For property sales, in many cases the income from the sale is exempt from tax – typically if you have lived in the property for a certain period of time or owned it for a statutory minimum period. However, if you don’t meet the conditions for exemption, the sale proceeds also become part of the tax base. Thus, a higher sale price can add a significant amount to your total annual basis and may cause you to be subject to the progressive 23% rate.
Summary
A progressive income tax means that the higher rate will never apply to all of your income, but only to the part of your taxable income above the threshold. In the Czech Republic in 2025, there are two bands: 15% up to a threshold of CZK 1,676,052 of the tax base (36 times the average wage) and 23% only on the upper part above this threshold. It is therefore important to distinguish between the marginal rate (e.g. 23% on the last part of income) and the effective rate (average of the whole income), which is usually significantly lower. At the same time, the former solidarity tax (7% surcharge above 48 times the average wage) has already been abolished.

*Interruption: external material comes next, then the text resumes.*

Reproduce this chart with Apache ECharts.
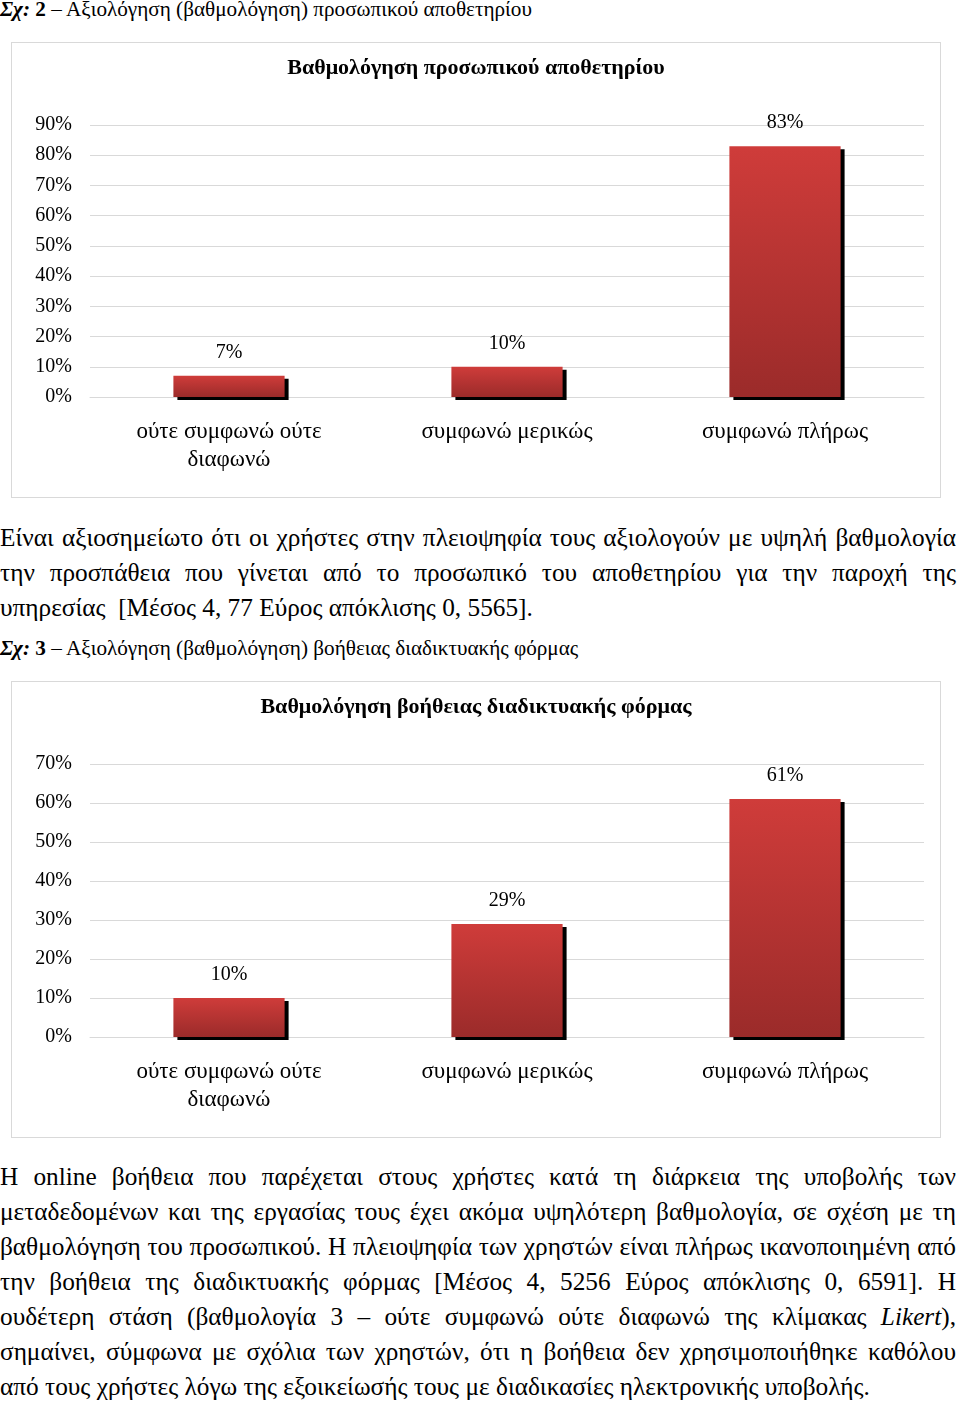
<!DOCTYPE html>
<html>
<head>
<meta charset="utf-8">
<script src="https://cdn.jsdelivr.net/npm/echarts@6/dist/echarts.min.js"></script>
<style>
  html, body { margin: 0; padding: 0; background: #fff; }
  body { width: 960px; height: 1402px; position: relative; overflow: hidden;
         font-family: "Liberation Serif", "Times New Roman", serif; color: #000; }
  .cap { position: absolute; left: 0; font-size: 21.2px; white-space: nowrap; line-height: 20px; }
  .chartbox { position: absolute; left: 11px; width: 928px; border: 1px solid #d9d9d9; }
  .para { position: absolute; left: 0; width: 956px; font-size: 25.3px; }
  .line { height: 35px; line-height: 35px; white-space: nowrap; text-align: justify; text-align-last: justify; }
  .line.last { text-align: left; text-align-last: left; }
</style>
</head>
<body>
<div class="cap" style="top:-1px"><b><i>Σχ:</i> 2</b> – Αξιολόγηση (βαθμολόγηση) προσωπικού αποθετηρίου</div>
<div id="c1" class="chartbox" style="top:42px;height:454px"></div>

<div class="para" style="top:520px">
  <div class="line">Είναι αξιοσημείωτο ότι οι χρήστες στην πλειοψηφία τους αξιολογούν με υψηλή βαθμολογία</div>
  <div class="line">την προσπάθεια που γίνεται από το προσωπικό του αποθετηρίου για την παροχή της</div>
  <div class="line last">υπηρεσίας&nbsp; [Μέσος 4, 77 Εύρος απόκλισης 0, 5565].</div>
</div>
<div class="cap" style="top:638px"><b><i>Σχ:</i> 3</b> – Αξιολόγηση (βαθμολόγηση) βοήθειας διαδικτυακής φόρμας</div>
<div id="c2" class="chartbox" style="top:681px;height:455px"></div>

<div class="para" style="top:1159px">
  <div class="line">Η online βοήθεια που παρέχεται στους χρήστες κατά τη διάρκεια της υποβολής των</div>
  <div class="line">μεταδεδομένων και της εργασίας τους έχει ακόμα υψηλότερη βαθμολογία, σε σχέση με τη</div>
  <div class="line">βαθμολόγηση του προσωπικού. Η πλειοψηφία των χρηστών είναι πλήρως ικανοποιημένη από</div>
  <div class="line">την βοήθεια της διαδικτυακής φόρμας [Μέσος 4, 5256 Εύρος απόκλισης 0, 6591]. Η</div>
  <div class="line">ουδέτερη στάση (βαθμολογία 3 – ούτε συμφωνώ ούτε διαφωνώ της κλίμακας <i>Likert</i>),</div>
  <div class="line">σημαίνει, σύμφωνα με σχόλια των χρηστών, ότι η βοήθεια δεν χρησιμοποιήθηκε καθόλου</div>
  <div class="line last">από τους χρήστες λόγω της εξοικείωσής τους με διαδικασίες ηλεκτρονικής υποβολής.</div>
</div>

<script>
// ---- data ----
const categories = ['ούτε συμφωνώ ούτε\nδιαφωνώ', 'συμφωνώ μερικώς', 'συμφωνώ πλήρως'];
const staffTitle = 'Βαθμολόγηση προσωπικού αποθετηρίου';
const staffValues = [7, 10, 83];
const staffAxisMax = 90;
const formTitle = 'Βαθμολόγηση βοήθειας διαδικτυακής φόρμας';
const formValues = [10, 29, 61];
const formAxisMax = 70;
const axisStep = 10;

const FONT = '"Liberation Serif", "Times New Roman", serif';

function makeOption(title, values, max) {
  return {
    animation: false,
    title: {
      text: title, left: 'center', top: 9,
      textStyle: { fontFamily: FONT, fontSize: 22, fontWeight: 'bold', color: '#000' }
    },
    grid: { left: 78, right: 16, top: 82, bottom: 100 },
    xAxis: {
      type: 'category', data: categories,
      axisLine: { show: true, lineStyle: { color: '#d9d9d9', width: 1 } },
      axisTick: { show: false },
      axisLabel: { fontFamily: FONT, fontSize: 23, color: '#000', margin: 21, lineHeight: 28, interval: 0 }
    },
    yAxis: {
      type: 'value', min: 0, max: max, interval: axisStep,
      axisLine: { show: false }, axisTick: { show: false },
      splitLine: { lineStyle: { color: '#d9d9d9', width: 1 } },
      axisLabel: { fontFamily: FONT, fontSize: 20, color: '#000', margin: 18, formatter: '{value}%' }
    },
    series: [{
      type: 'bar', data: values, barWidth: '40%',
      itemStyle: {
        color: new echarts.graphic.LinearGradient(0, 0, 0, 1, [
          { offset: 0, color: '#cf3c3a' },
          { offset: 1, color: '#9b2b2a' }
        ]),
        shadowColor: '#000', shadowBlur: 0, shadowOffsetX: 4, shadowOffsetY: 3
      },
      label: {
        show: true, position: 'top', distance: 13, formatter: '{c}%',
        fontFamily: FONT, fontSize: 20, color: '#000'
      }
    }]
  };
}

echarts.init(document.getElementById('c1')).setOption(makeOption(staffTitle, staffValues, staffAxisMax));
echarts.init(document.getElementById('c2')).setOption(makeOption(formTitle, formValues, formAxisMax));
</script>
</body>
</html>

In practice, the progression can apply not only to high wage earners but also to self-employed workers and people with a combination of incomes (e.g. wages + rent), as the partial bases are added together to form one overall tax base. At the same time, however, income tax alone is not indicative of the total burden: social and health contributions enter significantly into it, and there is a ceiling for social insurance (48 times the average wage). This can lead to “degressivity” in the aggregate – a situation where very high incomes are no longer partly subject to social insurance, and the average burden may then not increase as fast as the tax progression itself would suggest. Compared to Europe, the Czech Republic then comes out as relatively moderate with a top rate of 23%, but the overall picture always needs to be assessed across levies, discounts and deductions.
Frequently Asked Questions
Does the cap also apply to health insurance?
No. There is no cap (maximum assessment base) in public health insurance – it has been abolished and does not apply today.
Why is the comparison of top tax rates between countries often misleading?
Because many states have local taxes, contributions, special surcharges and completely different insurance systems. Therefore, it is the overall burden on labour (tax wedge) that is seriously compared, rather than the top rate itself.
How do I know whether to use my employer's annual statement or my tax return?
An annual return is usually sufficient if you have income from employment from one (or more than one) employer and are not required to file a return. The application must then be filed no later than 15 February. Conversely, you typically have to file a return if you have concurrent employment with multiple payers (advance tax) or if you have significant other income (e.g. business/rent/other income above the limit).